*DATASET EXTRACT*:

>> START

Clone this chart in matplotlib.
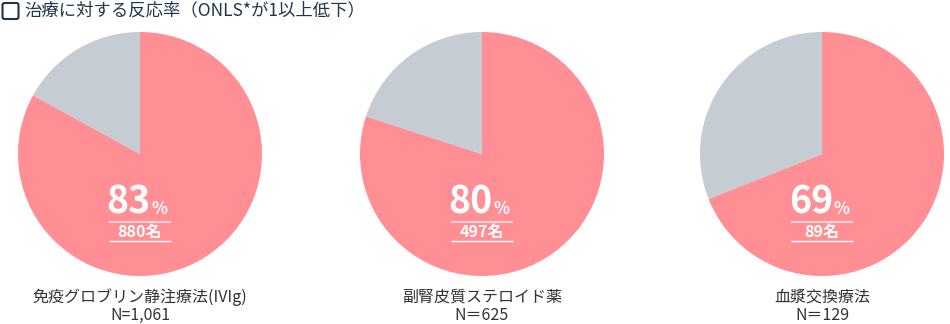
import matplotlib
matplotlib.use("Agg")
import matplotlib.pyplot as plt
from matplotlib.patches import FancyBboxPatch

plt.rcParams['font.family'] = ['Noto Sans CJK JP', 'DejaVu Sans']

title = "治療に対する反応率（ONLS*が1以上低下）"
treatments = ["免疫グロブリン静注療法(IVIg)", "副腎皮質ステロイド薬", "血漿交換療法"]
n_labels = ["N=1,061", "N＝625", "N＝129"]
response_pct = [83, 80, 69]
responders = ["880名", "497名", "89名"]

RED = "#FF8F94"
GREY = "#C5CCD3"
TEXT = "#333333"
NAVY = "#1E3550"

W, H = 950, 324
fig = plt.figure(figsize=(W / 100, H / 100), dpi=100)
ax = fig.add_axes([0, 0, 1, 1])

def Y(py):
    return H - py

centers_x = [140, 482, 822]
cy = 154
R = 122

for i, cx in enumerate(centers_x):
    p = response_pct[i]
    ax.pie([p, 100 - p], colors=[RED, GREY], startangle=90, counterclock=False,
           center=(cx, Y(cy)), radius=R, frame=True,
           wedgeprops=dict(linewidth=0))
    ax.text(cx + 11, Y(213.5), str(p), ha="right", va="baseline", color="white",
            fontsize=27, fontweight="bold")
    ax.text(cx + 12, Y(213.5), "%", ha="left", va="baseline", color="white",
            fontsize=12, fontweight="bold")
    ax.plot([cx - 31, cx + 31], [Y(222), Y(222)], color="white", alpha=0.6, lw=1.5,
            solid_capstyle="butt")
    ax.text(cx, Y(237), responders[i], ha="center", va="baseline", color="white",
            fontsize=11.5, fontweight="bold")
    ax.plot([cx - 31, cx + 31], [Y(241), Y(241)], color="white", lw=1,
            solid_capstyle="butt")
    ax.text(cx, Y(297), treatments[i], ha="center", va="center", color=TEXT, fontsize=11.5)
    ax.text(cx, Y(315), n_labels[i], ha="center", va="center", color=TEXT, fontsize=11.5)

ax.set_xlim(0, W)
ax.set_ylim(0, H)
ax.set_aspect("auto")
ax.axis("off")

box = FancyBboxPatch((2.5, Y(19)), 16, 16, boxstyle="round,pad=0,rounding_size=2",
                     facecolor="white", edgecolor=NAVY, lw=1.5)
ax.add_patch(box)
ax.text(24, Y(10.5), title, ha="left", va="center", color=NAVY, fontsize=12.5)

fig.savefig("out.png", dpi=100)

>> END

*REQUIRED TASK*: Every line of the data should be copied as it stands, without the images.

*FINAL RESULT*:
Clone this chart in matplotlib.
import matplotlib
matplotlib.use("Agg")
import matplotlib.pyplot as plt
from matplotlib.patches import FancyBboxPatch

plt.rcParams['font.family'] = ['Noto Sans CJK JP', 'DejaVu Sans']

title = "治療に対する反応率（ONLS*が1以上低下）"
treatments = ["免疫グロブリン静注療法(IVIg)", "副腎皮質ステロイド薬", "血漿交換療法"]
n_labels = ["N=1,061", "N＝625", "N＝129"]
response_pct = [83, 80, 69]
responders = ["880名", "497名", "89名"]

RED = "#FF8F94"
GREY = "#C5CCD3"
TEXT = "#333333"
NAVY = "#1E3550"

W, H = 950, 324
fig = plt.figure(figsize=(W / 100, H / 100), dpi=100)
ax = fig.add_axes([0, 0, 1, 1])

def Y(py):
    return H - py

centers_x = [140, 482, 822]
cy = 154
R = 122

for i, cx in enumerate(centers_x):
    p = response_pct[i]
    ax.pie([p, 100 - p], colors=[RED, GREY], startangle=90, counterclock=False,
           center=(cx, Y(cy)), radius=R, frame=True,
           wedgeprops=dict(linewidth=0))
    ax.text(cx + 11, Y(213.5), str(p), ha="right", va="baseline", color="white",
            fontsize=27, fontweight="bold")
    ax.text(cx + 12, Y(213.5), "%", ha="left", va="baseline", color="white",
            fontsize=12, fontweight="bold")
    ax.plot([cx - 31, cx + 31], [Y(222), Y(222)], color="white", alpha=0.6, lw=1.5,
            solid_capstyle="butt")
    ax.text(cx, Y(237), responders[i], ha="center", va="baseline", color="white",
            fontsize=11.5, fontweight="bold")
    ax.plot([cx - 31, cx + 31], [Y(241), Y(241)], color="white", lw=1,
            solid_capstyle="butt")
    ax.text(cx, Y(297), treatments[i], ha="center", va="center", color=TEXT, fontsize=11.5)
    ax.text(cx, Y(315), n_labels[i], ha="center", va="center", color=TEXT, fontsize=11.5)

ax.set_xlim(0, W)
ax.set_ylim(0, H)
ax.set_aspect("auto")
ax.axis("off")

box = FancyBboxPatch((2.5, Y(19)), 16, 16, boxstyle="round,pad=0,rounding_size=2",
                     facecolor="white", edgecolor=NAVY, lw=1.5)
ax.add_patch(box)
ax.text(24, Y(10.5), title, ha="left", va="center", color=NAVY, fontsize=12.5)

fig.savefig("out.png", dpi=100)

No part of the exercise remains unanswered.